5 Plants that Create Year-round Interest
Yesterday I had the pleasure of finishing up at the nursery a little early and made it home while the sun was still up. I am fortunate enough to see beautiful flowers, tropical foliage, and plants that we keep in pristine condition in controlled environments. Sometimes I take this for granted. As I strolled through my landscape, I thought about what it might be like if the only plants I got to enjoy were the ones in my landscape.
How would I choose what to plant? I took stock of all the plants that I've planted over the years, and I started to notice a pattern. Initially, the pattern wasn’t clear but as I walked and looked around the pattern revealed itself. Instead of just telling you what the pattern was and risk possibly enlightening you to the point of not having to read the rest of my blog let's get started on the plants that caught my eye.
What plants offer four seasons interest?
At the time of writing this Mahonia winter sun is in full flower in my garden. Huge spikes of yellow flowers initially caught my eye in the distance and prompted my stroll. The bold flowers rise above the glaucous blue leaves and stand out up against about any backdrop. I planted three large groups of 5 plants each, and I’m thankful just about every day that I did. The flowers will turn to large dark blue almost concord grape color berries by summer, and the foliage keeps you interested in between.
A small stream runs behind our house and its one of my favorite places to visit in the yard. Every time I walk down to the stream, it seems that either mother nature or the power of water shows me something new that I didn’t notice before. Planted in small scattered pockets throughout the stream edge I've planted some Mahonia Soft Caress. These flowered a little earlier than the winter sun and but still had enough bright yellow to attract my attention. The foliage is similar to bamboo and during each season brings a peaceful look and feel to the area.
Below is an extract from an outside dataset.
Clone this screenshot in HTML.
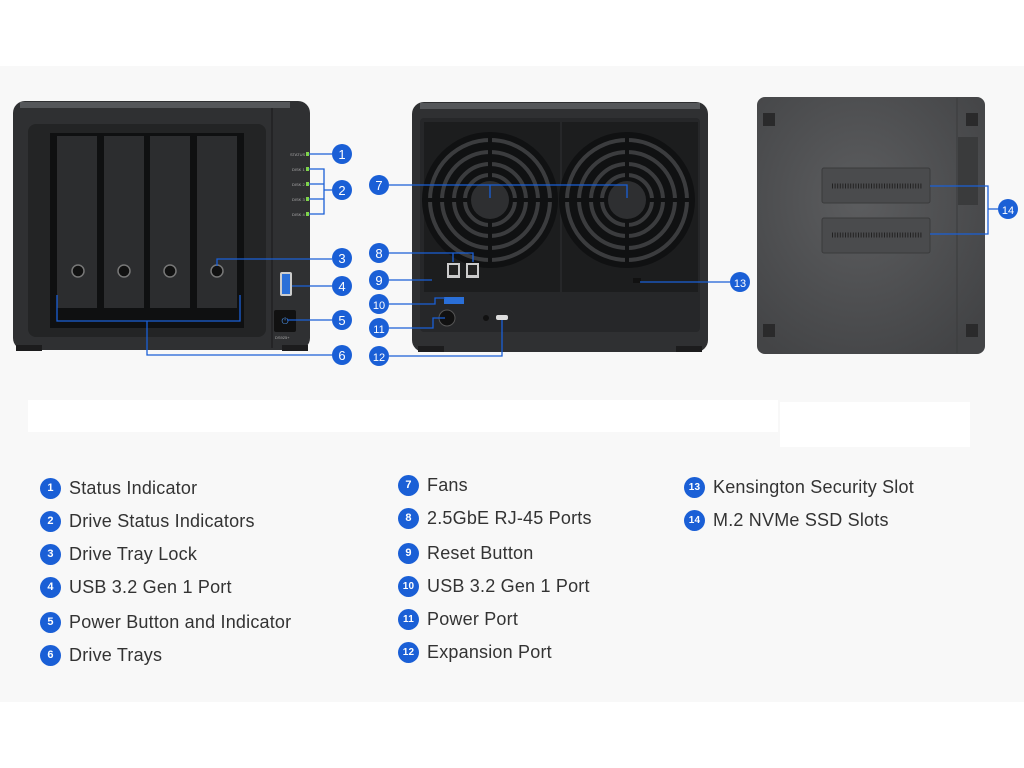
<!DOCTYPE html>
<html><head><meta charset="utf-8"><style>
body{margin:0;width:1024px;height:768px;background:#fff;overflow:hidden;font-family:"Liberation Sans",sans-serif}
.leg{position:absolute;font-size:18px;color:#333;display:flex;align-items:center;letter-spacing:.2px}
.leg b{display:inline-block;width:21px;height:21px;border-radius:50%;background:#1a5fd6;color:#fff;font-size:11px;font-weight:bold;text-align:center;line-height:21px;margin-right:8px}
</style></head><body>
<div style="position:absolute;left:0;top:66px;width:1024px;height:636px;background:#f8f8f8"></div>
<div style="position:absolute;left:28px;top:400px;width:750px;height:32px;background:#fff"></div>
<div style="position:absolute;left:780px;top:402px;width:190px;height:45px;background:#fff"></div>
<svg style="position:absolute;left:0;top:0" width="1024" height="768" viewBox="0 0 1024 768">
<defs>
<radialGradient id="bg" cx="0.45" cy="0.4" r="0.7"><stop offset="0" stop-color="#5c5d5f"/><stop offset="1" stop-color="#434446"/></radialGradient>
<g id="fan"><circle r="68" fill="#101112"/><g fill="none" stroke="#3b3c3e" stroke-width="4"><circle r="60"/><circle r="48"/><circle r="36"/><circle r="25"/></g><circle r="19" fill="#2e2f31"/><g stroke="#101112" stroke-width="4"><line x1="-68" y1="0" x2="-19" y2="0"/><line x1="19" y1="0" x2="68" y2="0"/><line x1="0" y1="-68" x2="0" y2="-19"/><line x1="0" y1="19" x2="0" y2="68"/></g></g></defs>
<!-- front -->
<rect x="13" y="101" width="297" height="249" rx="12" fill="#2f3032"/>
<rect x="20" y="102" width="270" height="6" fill="#55575a"/>
<line x1="272" y1="108" x2="272" y2="348" stroke="#202122" stroke-width="1.5"/>
<rect x="28" y="124" width="238" height="213" rx="8" fill="#232425"/>
<rect x="50" y="133" width="194" height="195" fill="#0f1011"/>
<g fill="#2c2d2f"><rect x="57" y="136" width="40" height="172"/><rect x="104" y="136" width="40" height="172"/><rect x="150" y="136" width="40" height="172"/><rect x="197" y="136" width="40" height="172"/></g>
<g fill="#111" stroke="#777" stroke-width="1.5"><circle cx="78" cy="271" r="6"/><circle cx="124" cy="271" r="6"/><circle cx="170" cy="271" r="6"/><circle cx="217" cy="271" r="6"/></g>
<g fill="#7fd34a"><rect x="306" y="152" width="3" height="4"/><rect x="306" y="167" width="3" height="4"/><rect x="306" y="182" width="3" height="4"/><rect x="306" y="197" width="3" height="4"/><rect x="306" y="212" width="3" height="4"/></g>
<g font-size="4" fill="#aaa"><text x="290" y="156">STATUS</text><text x="292" y="171">DISK 1</text><text x="292" y="186">DISK 2</text><text x="292" y="201">DISK 3</text><text x="292" y="216">DISK 4</text><text x="275" y="339">DS925+</text></g>
<rect x="280" y="272" width="12" height="24" rx="2" fill="#ccc"/><rect x="282" y="274" width="8" height="20" fill="#2a6fd8"/>
<rect x="274" y="310" width="22" height="22" rx="2" fill="#111"/><text x="285" y="324" font-size="9" fill="#4a8ad8" text-anchor="middle">⏻</text>
<rect x="16" y="345" width="26" height="6" fill="#1c1c1d"/><rect x="282" y="345" width="26" height="6" fill="#1c1c1d"/>
<!-- back -->
<rect x="412" y="102" width="296" height="250" rx="12" fill="#2f3032"/>
<rect x="420" y="103" width="280" height="6" fill="#55575a"/>
<rect x="420" y="118" width="280" height="214" rx="4" fill="#262729"/>
<rect x="424" y="122" width="136" height="170" fill="#1c1d1e"/><rect x="562" y="122" width="136" height="170" fill="#1c1d1e"/>
<use href="#fan" x="490" y="200"/><use href="#fan" x="627" y="200"/>
<rect x="447" y="263" width="13" height="15" fill="#ccc"/><rect x="466" y="263" width="13" height="15" fill="#ccc"/>
<rect x="449" y="265" width="9" height="10" fill="#222"/><rect x="468" y="265" width="9" height="10" fill="#222"/>
<rect x="444" y="297" width="20" height="7" fill="#2a6fd8"/>
<circle cx="447" cy="318" r="8" fill="#111" stroke="#555"/>
<circle cx="486" cy="318" r="3" fill="#111"/><rect x="496" y="315" width="12" height="5" rx="2" fill="#ddd"/>
<rect x="633" y="278" width="8" height="5" fill="#111"/>
<rect x="418" y="346" width="26" height="6" fill="#1c1c1d"/><rect x="676" y="346" width="26" height="6" fill="#1c1c1d"/>
<!-- bottom -->
<rect x="757" y="97" width="228" height="257" rx="8" fill="url(#bg)"/>
<line x1="957" y1="98" x2="957" y2="353" stroke="#3a3b3c"/>
<rect x="958" y="137" width="20" height="68" fill="#3a3b3c"/>
<rect x="822" y="168" width="108" height="35" rx="2" fill="#4a4b4d" stroke="#3a3b3c"/>
<rect x="822" y="218" width="108" height="35" rx="2" fill="#4a4b4d" stroke="#3a3b3c"/>
<g stroke="#222" stroke-width="5" stroke-dasharray="1 1.6"><line x1="832" y1="186" x2="922" y2="186"/><line x1="832" y1="235" x2="922" y2="235"/></g>
<g fill="#2a2a2b"><rect x="763" y="113" width="12" height="13"/><rect x="966" y="113" width="12" height="13"/><rect x="763" y="324" width="12" height="13"/><rect x="966" y="324" width="12" height="13"/></g>
<!-- callout lines -->
<g stroke="#1a5fd6" stroke-width="1.3" fill="none">
<path d="M309 154H332M309 169H324V214H309M309 184H324M309 199H324M324 190H332"/>
<path d="M217 266V259H332M292 286H332M287 320H332"/>
<path d="M57 295V321H240V295M147 321V355H332"/>
<path d="M389 185H627V198M490 185V198"/>
<path d="M389 253H473V262M453 253V262M389 280H432M389 304H435V298H445M389 328H433V318H445M389 356H502V320"/>
<path d="M640 282H730M930 186H988V234H930M988 209H998"/>
</g>
<g font-size="13" fill="#fff" text-anchor="middle">
<circle cx="342" cy="154" r="10" fill="#1a5fd6"/><text x="342" y="159">1</text>
<circle cx="342" cy="190" r="10" fill="#1a5fd6"/><text x="342" y="195">2</text>
<circle cx="342" cy="258" r="10" fill="#1a5fd6"/><text x="342" y="263">3</text>
<circle cx="342" cy="286" r="10" fill="#1a5fd6"/><text x="342" y="291">4</text>
<circle cx="342" cy="320" r="10" fill="#1a5fd6"/><text x="342" y="325">5</text>
<circle cx="342" cy="355" r="10" fill="#1a5fd6"/><text x="342" y="360">6</text>
<circle cx="379" cy="185" r="10" fill="#1a5fd6"/><text x="379" y="190">7</text>
<circle cx="379" cy="253" r="10" fill="#1a5fd6"/><text x="379" y="258">8</text>
<circle cx="379" cy="280" r="10" fill="#1a5fd6"/><text x="379" y="285">9</text>
<circle cx="379" cy="304" r="10" fill="#1a5fd6"/><text x="379" y="309" font-size="11">10</text>
<circle cx="379" cy="328" r="10" fill="#1a5fd6"/><text x="379" y="333" font-size="11">11</text>
<circle cx="379" cy="356" r="10" fill="#1a5fd6"/><text x="379" y="361" font-size="11">12</text>
<circle cx="740" cy="282" r="10" fill="#1a5fd6"/><text x="740" y="287" font-size="11">13</text>
<circle cx="1008" cy="209" r="10" fill="#1a5fd6"/><text x="1008" y="214" font-size="11">14</text>
</g>
</svg>
<div class="leg" style="left:40px;top:478px"><b>1</b>Status Indicator</div>
<div class="leg" style="left:40px;top:511px"><b>2</b>Drive Status Indicators</div>
<div class="leg" style="left:40px;top:544px"><b>3</b>Drive Tray Lock</div>
<div class="leg" style="left:40px;top:577px"><b>4</b>USB 3.2 Gen 1 Port</div>
<div class="leg" style="left:40px;top:612px"><b>5</b>Power Button and Indicator</div>
<div class="leg" style="left:40px;top:645px"><b>6</b>Drive Trays</div>
<div class="leg" style="left:398px;top:475px"><b>7</b>Fans</div>
<div class="leg" style="left:398px;top:508px"><b>8</b>2.5GbE RJ-45 Ports</div>
<div class="leg" style="left:398px;top:543px"><b>9</b>Reset Button</div>
<div class="leg" style="left:398px;top:576px"><b style="font-size:10px">10</b>USB 3.2 Gen 1 Port</div>
<div class="leg" style="left:398px;top:609px"><b style="font-size:10px">11</b>Power Port</div>
<div class="leg" style="left:398px;top:642px"><b style="font-size:10px">12</b>Expansion Port</div>
<div class="leg" style="left:684px;top:477px"><b style="font-size:10px">13</b>Kensington Security Slot</div>
<div class="leg" style="left:684px;top:510px"><b style="font-size:10px">14</b>M.2 NVMe SSD Slots</div>
</body></html>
from where I stood I looked off into the distance, and something else caught my eye. Years ago I had planted a privacy screen of Green Giant Arborvitaes. Two years ago in front of the screen in the corner, I planted a mass group of Red Twig Dogwoods. Now that we have had our share of cold weather the stems of the dogwood a bright red. I was amazed at how the stood out in front of the dark green backdrop of the Green Giants.
I fell in love with Panicums years ago when ornamental grasses were not all the rage. There was a small group of nursery people heralding the benefits and uses of ornamental grasses in the landscape, so I gave them a try. I am so glad I did. In the summer the graceful upright stems move in even the softest of summer breezes. They have blue foliage which seems cool on even the hottest of summer days, but I think the real beauty is in the winter when the leaves dry out. There was a slight breeze blowing on this day, and the sound made by the foliage moving in the wind made me think that perhaps spring was hiding in the grasses and was beginning to wake up and move around. In normal years these would be cut down to 12” by now in an effort to keep my landscape tidy.
We all know that there are few plants that can rival the summer beauty of Limelight hydrangea. If I could only plant one hydrangea in my landscape, this would be it. I planted a long double row of these a few years back and have been in awe of its beauty every summer since then. Truth be told I am usually done with my winter pruning by now typically right after Christmas, but this year I’ve gotten behind. I almost didn’t go up and look at the Limelights out of embarrassment for neglecting my pruning. What I saw before my eyes changed my mind entirely regarding winter pruning. Moving in the breeze were hundreds of dried hydrangea blooms. They were no worse for the wear having gone through numerous winter storms and the coldest temps we have seen in years. The sound created by the touching together of the flowers in the breeze was amazing.
The age old question is “What should I plant?"
The answer to the age-old question may have become apparent to you by now after reading this but in case it didn’t I will answer it now. When you are considering what to plant often you can be misled by only considering flower colors, and leaf colors or what will the plant look like in the Spring, Summer or fall. But consider winter just as much when deciding on plants. Winter by nature presents itself to as a gray and cold almost devoid of life. What I’ve learned is that there is much beauty available to us through sight and sound in the winter you just need to take a moment to look around. There is a wonderful play or parade of colors and sounds available to us every day, but as gardeners, we often remove the major players in these spectacles in our effort to tame nature.
The answer is “Plant what will give you four seasons of enjoyment.” In today's culture, we must get the most value for our money. We do it with cars, furniture, and mattresses, why not do it with our plants as well.
Maybe you have already done your winter pruning, maybe you’ve already cut down your ornamental grasses. Today go out into your landscape and imagine the color and the sounds you are missing in your attempt to keep your garden tidy.
Over the next few months, I am going to expand on this topic; there is a major movement right now in the field of landscape design lead by visionaries such as Piet Oudoulf. Four season interest is not a new concept by any means, but we are definitely on the cusp of it becoming a true movement.
Enjoying and understanding my winter landscape has certainly opened my eyes to a new way to enjoy the garden.